The results are certainly interesting, and potent examples of this radical democratic experiment exist across Europe with neo-municipalist administrations in Italy such as Messina, Napoli, and RCGE in Grenoble and others. These governments all use the lens of social, economic and environmental rights-based arguments in every sector of public policies.

The Summit of Fearless Cities shed light on new municipalism across the world in all its forms. From American cities networking to fight against Trump ; to sanctuary cities organising resistance against unfair imposition of federal laws and those protecting undocumented residents against deportation by setting up local strategies such as ID schemes for undocumented immigrants; or the people’s assembly in Jackson Mississippi. In South America there are also municipalist experiences in Valparaiso, Chile and Rosario, Argentina.


Possibly the most impressive expression of municipalism is told by the voice of Sinam Mohamad, from Rojava in Northern Syria during one of the plenary speeches: “We in Rojava have built decentralised, democratic self-rule in an extremely difficult situation. […]Economic embargo, besieged, terrorist attacks, chauvinist mentalities… In spite of all this, we built our municipalism”.

Within the EU, the URBACT programme is supporting cities in using an integrated approach to design economic, social and environmental policies for sustainable urban development.
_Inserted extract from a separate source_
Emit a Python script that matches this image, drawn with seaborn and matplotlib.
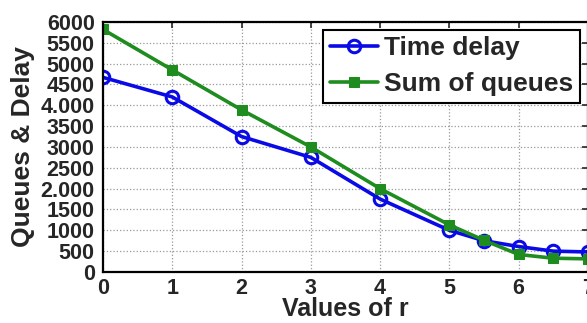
import matplotlib
matplotlib.use("Agg")
import matplotlib.pyplot as plt
import seaborn as sns
import pandas as pd
from matplotlib.ticker import FixedLocator, FixedFormatter

r_values = [0, 1, 2, 3, 4, 5, 5.5, 6, 6.5, 7]
time_delay = [4670, 4200, 3250, 2750, 1750, 1000, 750, 610, 500, 480]
sum_queues = [5820, 4850, 3890, 3000, 2000, 1130, 760, 420, 330, 315]
y_ticks = [0, 500, 1000, 1500, 2000, 2500, 3000, 3500, 4000, 4500, 5000, 5500, 6000]
y_tick_labels = ["0", "500", "1000", "1500", "2.000", "2500", "3000", "3500",
                 "4.000", "4500", "5000", "5500", "6000"]
x_ticks = [0, 1, 2, 3, 4, 5, 6, 7]

sns.set_style("white")
plt.rcParams['font.family'] = ['Liberation Sans', 'DejaVu Sans']
plt.rcParams['font.weight'] = 'bold'

fig = plt.figure(figsize=(5.87, 3.23), dpi=100)
ax = fig.add_axes([0.1755, 0.158, 0.826, 0.774])

df_td = pd.DataFrame({"r": r_values, "v": time_delay})
df_sq = pd.DataFrame({"r": r_values, "v": sum_queues})

sns.lineplot(data=df_td, x="r", y="v", ax=ax, color="#0a0ae6", linewidth=2.6,
             marker="o", markersize=9, markerfacecolor="none",
             markeredgecolor="#0a0ae6", markeredgewidth=2.2, label="Time delay")
sns.lineplot(data=df_sq, x="r", y="v", ax=ax, color="#1e8c1e", linewidth=2.6,
             marker="s", markersize=6.5, markerfacecolor="#1e8c1e",
             markeredgecolor="#1e8c1e", label="Sum of queues")

ax.set_xlim(0, 7)
ax.set_ylim(0, 6000)
ax.xaxis.set_major_locator(FixedLocator(x_ticks))
ax.yaxis.set_major_locator(FixedLocator(y_ticks))
ax.yaxis.set_major_formatter(FixedFormatter(y_tick_labels))
ax.tick_params(direction="in", top=True, right=True, length=4, width=1.2,
               labelsize=15.5)
ax.tick_params(axis="y", pad=6)
ax.tick_params(axis="x", pad=4)
for lab in ax.get_xticklabels() + ax.get_yticklabels():
    lab.set_fontweight("bold")
ax.grid(True, linestyle=":", color="#999999", linewidth=0.9)
for s in ax.spines.values():
    s.set_linewidth(1.6)
    s.set_color("black")

ax.set_xlabel("Values of r", fontsize=18, fontweight="bold", labelpad=-1)
ax.set_ylabel("Queues & Delay", fontsize=19, fontweight="bold", labelpad=4)

leg = ax.legend(loc="upper right", frameon=True, fancybox=False,
                edgecolor="black", framealpha=1, borderpad=0.25,
                handlelength=1.8, handletextpad=0.25, labelspacing=0.45,
                borderaxespad=0.3, prop={"weight": "bold", "size": 19})
leg.get_frame().set_linewidth(1.5)

fig.savefig("out.png", dpi=100)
One may question: why might municipalism make sense for URBACT cities too?

Here I borrow the words of Debbie Bookchin, daughter of activists Beatrice and Murray Bookchin, speaking at the Fearless plenary: “All ecological problems are social problems. We can’t address ecological problems without resolving our addiction to domination and hierarchy. We need to fundamentally alter our social relations. How do we bring an egalitarian society into being? The municipality is a logical arena to start.